— START Dataset excerpt —

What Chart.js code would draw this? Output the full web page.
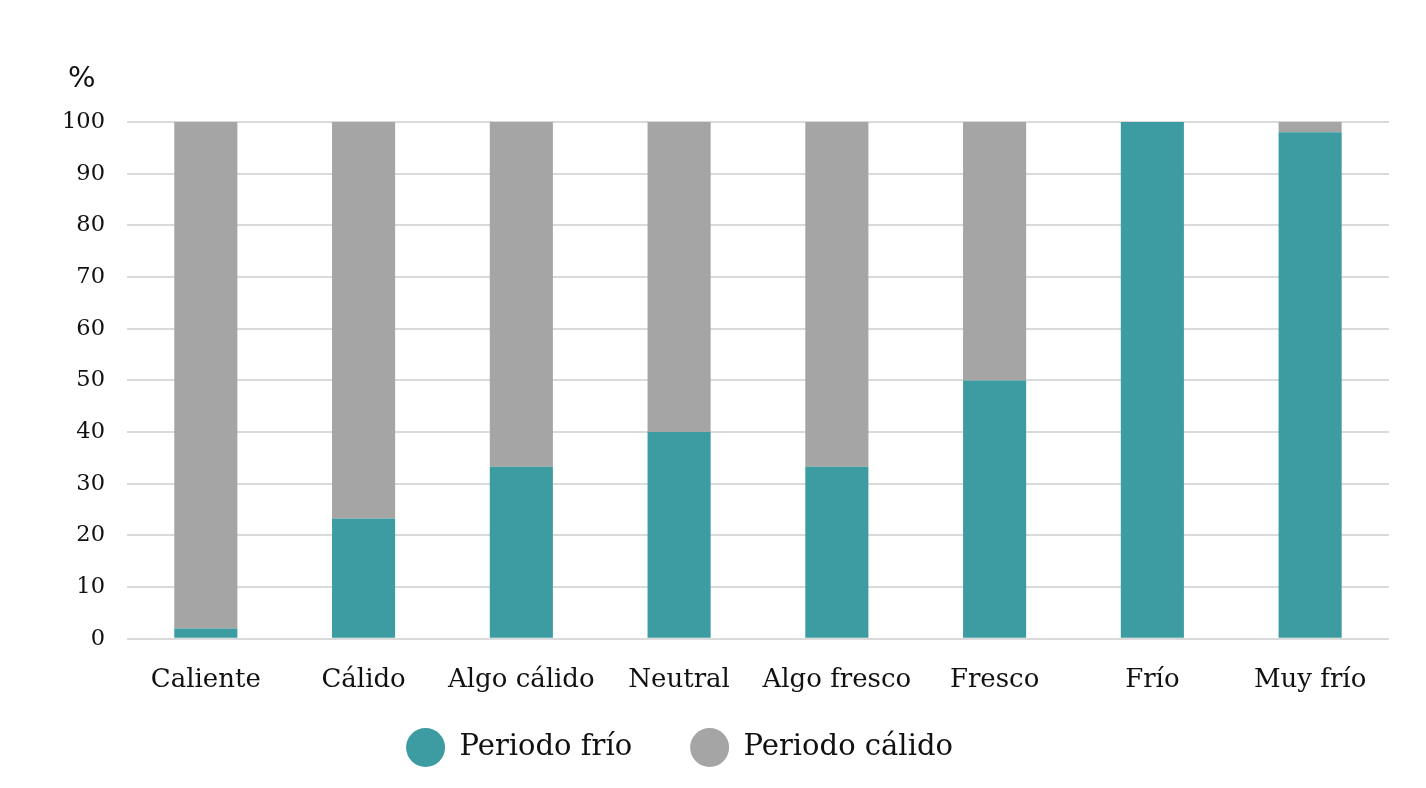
<!DOCTYPE html>
<html>
<head>
<meta charset="utf-8">
<script src="https://cdn.jsdelivr.net/npm/chart.js@4"></script>
<style>
html,body{margin:0;padding:0;background:#fff;}
#wrap{width:1426px;height:788px;position:relative;}
</style>
</head>
<body>
<div id="wrap"><canvas id="c"></canvas></div>
<script>
const categories = ["Caliente","Cálido","Algo cálido","Neutral","Algo fresco","Fresco","Frío","Muy frío"];
const periodoFrio = [2, 23.3, 33.3, 40, 33.3, 50, 100, 98];
const periodoCalido = [98, 76.7, 66.7, 60, 66.7, 50, 0, 2];
const seriesNames = ["Periodo frío","Periodo cálido"];
const yUnit = "%";

const serif = "'DejaVu Serif', serif";

const unitPlugin = {
  id: 'unitLabel',
  afterLayout(chart) {
    const lg = chart.legend;
    if (lg) {
      lg.left -= 35; lg.right -= 35;
      lg.top -= 39; lg.bottom -= 39;
    }
  },
  afterDraw(chart) {
    const ctx = chart.ctx;
    ctx.save();
    ctx.font = "29px 'DejaVu Sans', sans-serif";
    ctx.fillStyle = '#111';
    ctx.textAlign = 'left';
    ctx.textBaseline = 'middle';
    ctx.fillText(yUnit, chart.chartArea.left - 59, chart.chartArea.top - 43);
    ctx.restore();
  }
};

new Chart(document.getElementById('c'), {
  type: 'bar',
  data: {
    labels: categories,
    datasets: [
      {label: seriesNames[0], data: periodoFrio, backgroundColor: '#3d9ca1', barPercentage: 0.4, categoryPercentage: 1.0},
      {label: seriesNames[1], data: periodoCalido, backgroundColor: '#a5a5a5', barPercentage: 0.4, categoryPercentage: 1.0}
    ]
  },
  options: {
    responsive: true,
    maintainAspectRatio: false,
    animation: false,
    layout: {padding: {top: 122, left: 40, right: 37, bottom: -23}},
    plugins: {
      legend: {
        position: 'bottom',
        labels: {
          usePointStyle: true,
          pointStyle: 'circle',
          boxHeight: 27.6,
          pointStyleWidth: 39,
          padding: 58,
          color: '#111',
          font: {family: serif, size: 29}
        }
      },
      tooltip: {enabled: false},
      title: {display: false}
    },
    scales: {
      x: {
        stacked: true,
        grid: {display: false},
        border: {display: false},
        ticks: {color: '#111', font: {family: serif, size: 26}, padding: 18, maxRotation: 0}
      },
      y: {
        stacked: true,
        min: 0, max: 100,
        grid: {color: '#dadada', lineWidth: 2, drawTicks: false},
        border: {display: false},
        ticks: {stepSize: 10, color: '#111', font: {family: serif, size: 22.5}, padding: 22}
      }
    }
  },
  plugins: [unitPlugin]
});
</script>
</body>
</html>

— END Dataset excerpt —

Exercise aim:
Except for the pictures, give all the material above again verbatim.

Result of the task:
What Chart.js code would draw this? Output the full web page.
<!DOCTYPE html>
<html>
<head>
<meta charset="utf-8">
<script src="https://cdn.jsdelivr.net/npm/chart.js@4"></script>
<style>
html,body{margin:0;padding:0;background:#fff;}
#wrap{width:1426px;height:788px;position:relative;}
</style>
</head>
<body>
<div id="wrap"><canvas id="c"></canvas></div>
<script>
const categories = ["Caliente","Cálido","Algo cálido","Neutral","Algo fresco","Fresco","Frío","Muy frío"];
const periodoFrio = [2, 23.3, 33.3, 40, 33.3, 50, 100, 98];
const periodoCalido = [98, 76.7, 66.7, 60, 66.7, 50, 0, 2];
const seriesNames = ["Periodo frío","Periodo cálido"];
const yUnit = "%";

const serif = "'DejaVu Serif', serif";

const unitPlugin = {
  id: 'unitLabel',
  afterLayout(chart) {
    const lg = chart.legend;
    if (lg) {
      lg.left -= 35; lg.right -= 35;
      lg.top -= 39; lg.bottom -= 39;
    }
  },
  afterDraw(chart) {
    const ctx = chart.ctx;
    ctx.save();
    ctx.font = "29px 'DejaVu Sans', sans-serif";
    ctx.fillStyle = '#111';
    ctx.textAlign = 'left';
    ctx.textBaseline = 'middle';
    ctx.fillText(yUnit, chart.chartArea.left - 59, chart.chartArea.top - 43);
    ctx.restore();
  }
};

new Chart(document.getElementById('c'), {
  type: 'bar',
  data: {
    labels: categories,
    datasets: [
      {label: seriesNames[0], data: periodoFrio, backgroundColor: '#3d9ca1', barPercentage: 0.4, categoryPercentage: 1.0},
      {label: seriesNames[1], data: periodoCalido, backgroundColor: '#a5a5a5', barPercentage: 0.4, categoryPercentage: 1.0}
    ]
  },
  options: {
    responsive: true,
    maintainAspectRatio: false,
    animation: false,
    layout: {padding: {top: 122, left: 40, right: 37, bottom: -23}},
    plugins: {
      legend: {
        position: 'bottom',
        labels: {
          usePointStyle: true,
          pointStyle: 'circle',
          boxHeight: 27.6,
          pointStyleWidth: 39,
          padding: 58,
          color: '#111',
          font: {family: serif, size: 29}
        }
      },
      tooltip: {enabled: false},
      title: {display: false}
    },
    scales: {
      x: {
        stacked: true,
        grid: {display: false},
        border: {display: false},
        ticks: {color: '#111', font: {family: serif, size: 26}, padding: 18, maxRotation: 0}
      },
      y: {
        stacked: true,
        min: 0, max: 100,
        grid: {color: '#dadada', lineWidth: 2, drawTicks: false},
        border: {display: false},
        ticks: {stepSize: 10, color: '#111', font: {family: serif, size: 22.5}, padding: 22}
      }
    }
  },
  plugins: [unitPlugin]
});
</script>
</body>
</html>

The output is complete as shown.